Native Drums in the Context of World Instruments
By Elaine Keillor
The musical instruments that First Peoples’ cultures within Canada developed from the natural materials at hand often bear similarities in form to those developed elsewhere in the world. In many cases, though, the Indigenous peoples of Canada created unique instruments to express their personal needs and to communicate with all creation. This essay briefly examines commonalities of symbolism and usage as well as unique versions of First Peoples’ drums, other percussive instruments, wind and string inventions.
Each frame drum created by a Native person within Canada is considered to be absolutely original.

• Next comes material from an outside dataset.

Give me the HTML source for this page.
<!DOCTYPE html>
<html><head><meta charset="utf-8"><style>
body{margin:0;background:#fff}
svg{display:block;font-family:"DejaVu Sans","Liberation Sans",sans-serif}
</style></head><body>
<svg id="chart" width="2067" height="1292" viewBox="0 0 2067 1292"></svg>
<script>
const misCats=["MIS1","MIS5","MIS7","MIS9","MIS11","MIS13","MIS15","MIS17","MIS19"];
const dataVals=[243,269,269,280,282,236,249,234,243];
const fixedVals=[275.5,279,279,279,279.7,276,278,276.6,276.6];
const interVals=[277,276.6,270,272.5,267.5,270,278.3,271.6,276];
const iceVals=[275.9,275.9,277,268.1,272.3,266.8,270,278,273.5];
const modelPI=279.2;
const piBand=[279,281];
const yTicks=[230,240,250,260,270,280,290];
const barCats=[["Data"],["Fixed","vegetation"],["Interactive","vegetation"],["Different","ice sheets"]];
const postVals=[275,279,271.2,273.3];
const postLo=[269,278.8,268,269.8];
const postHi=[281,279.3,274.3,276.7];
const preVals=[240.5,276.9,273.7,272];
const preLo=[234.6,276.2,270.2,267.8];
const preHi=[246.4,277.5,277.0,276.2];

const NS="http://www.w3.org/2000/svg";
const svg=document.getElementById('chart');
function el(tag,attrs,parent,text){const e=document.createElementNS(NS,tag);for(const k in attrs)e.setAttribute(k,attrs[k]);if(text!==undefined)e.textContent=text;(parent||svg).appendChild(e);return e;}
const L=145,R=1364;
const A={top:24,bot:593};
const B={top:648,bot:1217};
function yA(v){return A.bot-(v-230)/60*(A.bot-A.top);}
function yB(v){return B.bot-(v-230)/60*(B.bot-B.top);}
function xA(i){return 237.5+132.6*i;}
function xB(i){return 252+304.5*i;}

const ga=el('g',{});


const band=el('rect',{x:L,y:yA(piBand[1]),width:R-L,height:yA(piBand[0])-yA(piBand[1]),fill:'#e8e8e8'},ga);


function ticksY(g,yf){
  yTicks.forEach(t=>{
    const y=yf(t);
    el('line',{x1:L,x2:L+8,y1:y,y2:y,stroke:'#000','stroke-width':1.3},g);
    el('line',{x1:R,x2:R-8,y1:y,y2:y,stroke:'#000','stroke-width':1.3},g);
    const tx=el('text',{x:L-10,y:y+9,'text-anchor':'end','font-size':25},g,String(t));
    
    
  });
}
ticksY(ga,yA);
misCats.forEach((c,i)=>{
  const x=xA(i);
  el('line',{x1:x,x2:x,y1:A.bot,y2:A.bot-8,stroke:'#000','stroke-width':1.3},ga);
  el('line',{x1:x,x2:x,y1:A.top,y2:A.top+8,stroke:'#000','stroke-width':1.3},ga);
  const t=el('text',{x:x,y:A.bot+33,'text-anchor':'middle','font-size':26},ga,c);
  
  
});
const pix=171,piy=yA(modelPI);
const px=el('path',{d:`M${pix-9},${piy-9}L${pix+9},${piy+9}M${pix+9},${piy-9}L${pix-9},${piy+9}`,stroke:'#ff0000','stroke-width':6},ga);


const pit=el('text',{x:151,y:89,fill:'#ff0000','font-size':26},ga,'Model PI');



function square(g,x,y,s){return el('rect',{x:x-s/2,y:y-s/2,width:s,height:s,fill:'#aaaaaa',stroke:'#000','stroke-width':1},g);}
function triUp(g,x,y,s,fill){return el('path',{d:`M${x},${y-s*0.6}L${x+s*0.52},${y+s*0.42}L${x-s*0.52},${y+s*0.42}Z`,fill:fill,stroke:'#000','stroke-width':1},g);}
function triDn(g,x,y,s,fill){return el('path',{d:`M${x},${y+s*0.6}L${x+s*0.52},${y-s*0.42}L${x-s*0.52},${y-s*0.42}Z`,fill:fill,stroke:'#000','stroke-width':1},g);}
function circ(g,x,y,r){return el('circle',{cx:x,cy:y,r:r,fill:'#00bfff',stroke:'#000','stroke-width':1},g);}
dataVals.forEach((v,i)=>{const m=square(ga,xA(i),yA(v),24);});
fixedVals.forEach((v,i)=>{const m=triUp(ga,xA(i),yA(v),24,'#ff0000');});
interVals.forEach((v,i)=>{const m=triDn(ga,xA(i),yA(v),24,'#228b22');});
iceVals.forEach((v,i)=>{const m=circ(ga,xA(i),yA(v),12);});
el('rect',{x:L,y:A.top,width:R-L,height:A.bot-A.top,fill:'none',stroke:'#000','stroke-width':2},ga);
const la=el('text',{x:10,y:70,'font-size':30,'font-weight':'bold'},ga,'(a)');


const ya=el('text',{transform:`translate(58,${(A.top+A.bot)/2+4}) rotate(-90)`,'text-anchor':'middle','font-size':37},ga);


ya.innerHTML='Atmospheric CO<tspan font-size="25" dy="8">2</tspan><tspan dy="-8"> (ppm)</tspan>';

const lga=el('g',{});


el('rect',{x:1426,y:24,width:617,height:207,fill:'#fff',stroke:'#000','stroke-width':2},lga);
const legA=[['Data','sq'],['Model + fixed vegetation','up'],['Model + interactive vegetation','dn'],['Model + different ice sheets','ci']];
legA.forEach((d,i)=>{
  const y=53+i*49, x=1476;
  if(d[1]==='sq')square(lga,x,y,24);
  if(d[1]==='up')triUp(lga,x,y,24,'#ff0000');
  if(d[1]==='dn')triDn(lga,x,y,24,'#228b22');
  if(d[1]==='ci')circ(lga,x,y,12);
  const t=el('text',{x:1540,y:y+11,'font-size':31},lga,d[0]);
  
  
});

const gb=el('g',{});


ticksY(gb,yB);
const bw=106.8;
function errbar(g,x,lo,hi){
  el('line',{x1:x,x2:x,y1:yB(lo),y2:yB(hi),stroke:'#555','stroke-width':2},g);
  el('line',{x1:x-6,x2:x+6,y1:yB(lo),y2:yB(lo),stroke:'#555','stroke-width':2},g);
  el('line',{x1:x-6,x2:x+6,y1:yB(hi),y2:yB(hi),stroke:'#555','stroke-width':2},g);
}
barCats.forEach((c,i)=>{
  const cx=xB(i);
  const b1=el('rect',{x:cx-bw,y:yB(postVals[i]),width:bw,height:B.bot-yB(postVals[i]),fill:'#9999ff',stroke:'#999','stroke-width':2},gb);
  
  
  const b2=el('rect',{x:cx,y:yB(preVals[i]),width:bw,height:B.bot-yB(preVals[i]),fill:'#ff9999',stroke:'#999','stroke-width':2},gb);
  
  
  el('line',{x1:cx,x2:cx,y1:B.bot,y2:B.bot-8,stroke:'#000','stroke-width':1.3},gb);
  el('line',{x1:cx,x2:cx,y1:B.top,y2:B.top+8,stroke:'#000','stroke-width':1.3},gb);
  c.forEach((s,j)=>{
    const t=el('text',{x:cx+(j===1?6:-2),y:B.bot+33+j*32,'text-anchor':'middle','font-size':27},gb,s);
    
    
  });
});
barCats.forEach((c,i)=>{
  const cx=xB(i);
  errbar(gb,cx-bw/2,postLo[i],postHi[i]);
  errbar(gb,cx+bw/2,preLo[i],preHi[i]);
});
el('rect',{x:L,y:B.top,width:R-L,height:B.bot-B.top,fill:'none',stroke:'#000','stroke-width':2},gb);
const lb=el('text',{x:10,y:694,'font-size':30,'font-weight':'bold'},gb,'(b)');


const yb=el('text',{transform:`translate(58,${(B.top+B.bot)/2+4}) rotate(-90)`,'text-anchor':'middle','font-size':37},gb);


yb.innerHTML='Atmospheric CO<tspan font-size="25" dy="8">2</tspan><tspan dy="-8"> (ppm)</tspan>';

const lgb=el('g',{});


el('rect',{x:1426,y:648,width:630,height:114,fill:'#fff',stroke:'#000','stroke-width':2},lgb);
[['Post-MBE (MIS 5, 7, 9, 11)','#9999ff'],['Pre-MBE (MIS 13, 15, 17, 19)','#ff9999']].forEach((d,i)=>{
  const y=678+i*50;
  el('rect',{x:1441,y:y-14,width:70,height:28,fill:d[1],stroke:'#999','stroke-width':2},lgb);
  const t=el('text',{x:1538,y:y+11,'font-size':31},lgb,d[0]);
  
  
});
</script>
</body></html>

Through its inspiration and decoration, the membranophone created by stretching a skin or skins over a wooden frame has arisen in traditional cultures on all continents except Australia. The earliest documentation yet found of hand-held frame drums occurs in the Neolithic period, approximately 10,000 – 6,000 years Before Present (BP). A shrine painting at Çatal Hüyük, located in present-day Turkey, shows persons playing a frame drum, rattles, and a musical bow-like instrument while dancing around a large stag (Redmond, 1997: 17). Layne Redmond, an American who has played many drums in different stylistic traditions, has traced early frame drum references through portrayals and archeological records. She discovered that between 6,000 and 2,000 BP various forms of frame drums were often portrayed with specific female symbols such as the vulva of the cowrie shell. Extant petroglyphs, sculptures, and ceramics, always show the drum as being played by a woman. Objects carved out of bone or stone that may have been drum beaters have been dated from 16,000 BP. These are often decorated with vulvas and or breasts (Redmond 1997: 10).

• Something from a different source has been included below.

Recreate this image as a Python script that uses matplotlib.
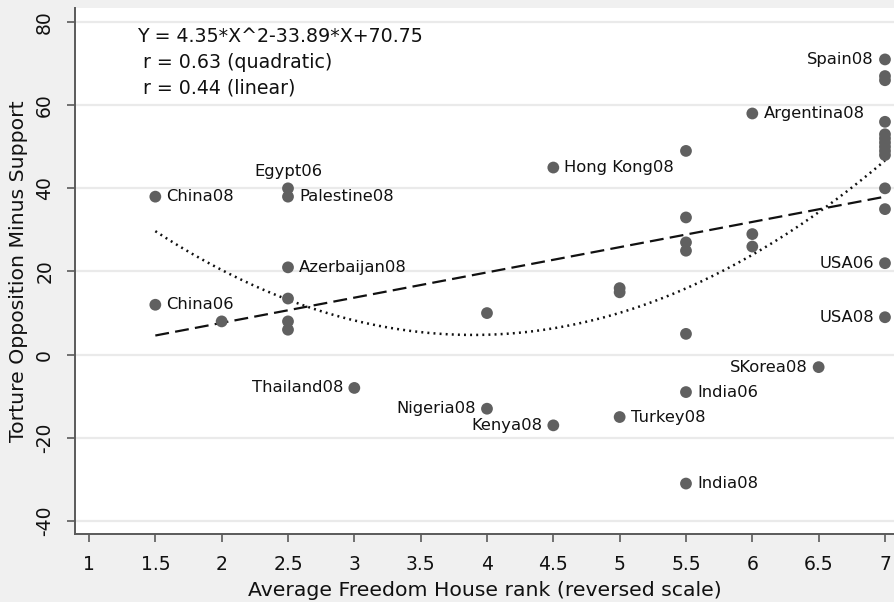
import matplotlib
matplotlib.use("Agg")
import matplotlib.pyplot as plt
import numpy as np

# ------------------------------------------------------------------
# Data
# ------------------------------------------------------------------
freedom = [1.5, 1.5, 2.0, 2.5, 2.5, 2.5, 2.5, 2.5, 2.5, 3.0,
           4.0, 4.0, 4.5, 4.5, 5.0, 5.0, 5.0,
           5.5, 5.5, 5.5, 5.5, 5.5, 5.5, 5.5,
           6.0, 6.0, 6.0, 6.5,
           7.0, 7.0, 7.0, 7.0, 7.0, 7.0, 7.0, 7.0, 7.0, 7.0, 7.0, 7.0, 7.0, 7.0]
opposition = [38, 12, 8, 40, 38, 21, 13.5, 8, 6, -8,
              10, -13, 45, -17, 16, 15, -15,
              49, 33, 27, 25, 5, -9, -31,
              58, 29, 26, -3,
              71, 67, 66, 56, 53, 52, 51, 50, 49, 48, 40, 35, 22, 9]
names = ["China08", "China06", "", "Egypt06", "Palestine08", "Azerbaijan08", "", "", "", "Thailand08",
         "", "Nigeria08", "Hong Kong08", "Kenya08", "", "", "Turkey08",
         "", "", "", "", "", "India06", "India08",
         "Argentina08", "", "", "SKorea08",
         "Spain08", "", "", "", "", "", "", "", "", "", "", "", "USA06", "USA08"]
# where each label sits relative to its marker: r = right, l = left, t = above
label_side = ["r", "r", "", "t", "r", "r", "", "", "", "l",
              "", "l", "r", "l", "", "", "r",
              "", "", "", "", "", "r", "r",
              "r", "", "", "l",
              "l", "", "", "", "", "", "", "", "", "", "", "", "l", "l"]

quad_coef = [4.35, -33.89, 70.75]   # from the fitted equation shown on the chart
lin_coef = [6.07, -4.5]              # estimated from the dashed line
fit_range = [1.5, 7.0]

x_ticks = [1, 1.5, 2, 2.5, 3, 3.5, 4, 4.5, 5, 5.5, 6, 6.5, 7]
x_tick_labels = ["1", "1.5", "2", "2.5", "3", "3.5", "4", "4.5", "5", "5.5", "6", "6.5", "7"]
y_ticks = [-40, -20, 0, 20, 40, 60, 80]

annotation_lines = ["Y = 4.35*X^2-33.89*X+70.75", " r = 0.63 (quadratic)", " r = 0.44 (linear)"]

# ------------------------------------------------------------------
# Figure
# ------------------------------------------------------------------
plt.rcParams['font.family'] = ['DejaVu Sans']
plt.rcParams['lines.scale_dashes'] = False
plt.rcParams['axes.unicode_minus'] = False

W, H = 894, 602
fig = plt.figure(figsize=(W / 100, H / 100), dpi=100, facecolor='#f0f0f0')
ax = fig.add_axes([75 / W, (H - 534) / H, (W - 75) / W, (534 - 8) / H])
ax.set_facecolor('white')

ax.set_xlim(0.8945, 7.068)
ax.set_ylim(-43.13, 83.37)

# grid (horizontal only)
ax.set_yticks(y_ticks)
ax.set_xticks(x_ticks)
ax.set_xticklabels(x_tick_labels)
ax.yaxis.grid(True, color='#eaeaea', linewidth=1.6)
ax.set_axisbelow(True)

for side in ['top', 'right']:
    ax.spines[side].set_visible(False)
for side in ['left', 'bottom']:
    ax.spines[side].set_color('#5a5a5a')
    ax.spines[side].set_linewidth(1.4)

ax.tick_params(axis='both', direction='out', length=6, width=1.2, color='#5a5a5a',
               labelsize=13.5, labelcolor='#111111')
ax.tick_params(axis='x', pad=9)
ax.tick_params(axis='y', pad=9)
for lbl in ax.get_yticklabels():
    lbl.set_rotation(90)
    lbl.set_va('center')

ax.set_xlabel("Average Freedom House rank (reversed scale)", fontsize=14.7, color='#111111', labelpad=5)
ax.set_ylabel("Torture Opposition Minus Support", fontsize=14.7, color='#111111', labelpad=5)

# fitted curves
xs = np.linspace(fit_range[0], fit_range[1], 300)
ax.plot(xs, np.polyval(quad_coef, xs), color='#111111', lw=1.8, linestyle=(0, (1.4, 3.0)), zorder=2)
ax.plot(xs, np.polyval(lin_coef, xs), color='#111111', lw=1.6, linestyle=(0, (10, 4.5)), zorder=2)

# points
ax.scatter(freedom, opposition, s=72, color='#606060', edgecolors='none', zorder=3)

# point labels
offsets = {"r": ((8, 0), "left"), "l": ((-8, 0), "right"), "t": ((0, 12), "center")}
for xv, yv, name, side in zip(freedom, opposition, names, label_side):
    if not name:
        continue
    off, ha = offsets[side]
    ax.annotate(name, (xv, yv), xytext=off, textcoords='offset points',
                ha=ha, va='center', fontsize=11.8, color='#111111', zorder=4)

# equation text in the upper left
for i, line in enumerate(annotation_lines):
    ax.text(1.36, 76.6 - i * 6.25, line, fontsize=13.7, color='#111111',
            ha='left', va='center')

fig.savefig("out.png", dpi=100, facecolor=fig.get_facecolor())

Redmond argues that these earliest associations of the drum and its beaters with females comes out of women’s personal understanding of rhythmic cycles. Most traditional cultures in North America based their year on the 13 months of the lunar cycle. Each lunar month is similar in length to a woman’s menstrual cycle. According to Redmond’s argument, a woman would have become accustomed to calculating time with the cycles of her own body. Eventually, she gradually worked out ways of documenting the passage of time and relating it to other recurring cycles such as tides, migration seasons of birds and animals, growth and production of fruit from plants during the year (Redmond 1997: 11). Such realization probably led to the communal co-ordination of time cycles for work-related activities that would be assisted through the beating of a drum.
The period and area in which the earliest drum representations are to be found also indicate the connection of women with agriculture. Indeed the cultivation of plants and the harvest were co-ordinated with the lunar calendar. A similar practice occurred with the agricultural-based economy of the Haudenosaunee in North America. In those cultures, women were and remain highly honoured for their knowledge. References to the fact that most frame drums are shaped like the full moon are echoed in First Peoples’ myths that relate the drum as being given to a woman (Diamond et al. 1994: 37).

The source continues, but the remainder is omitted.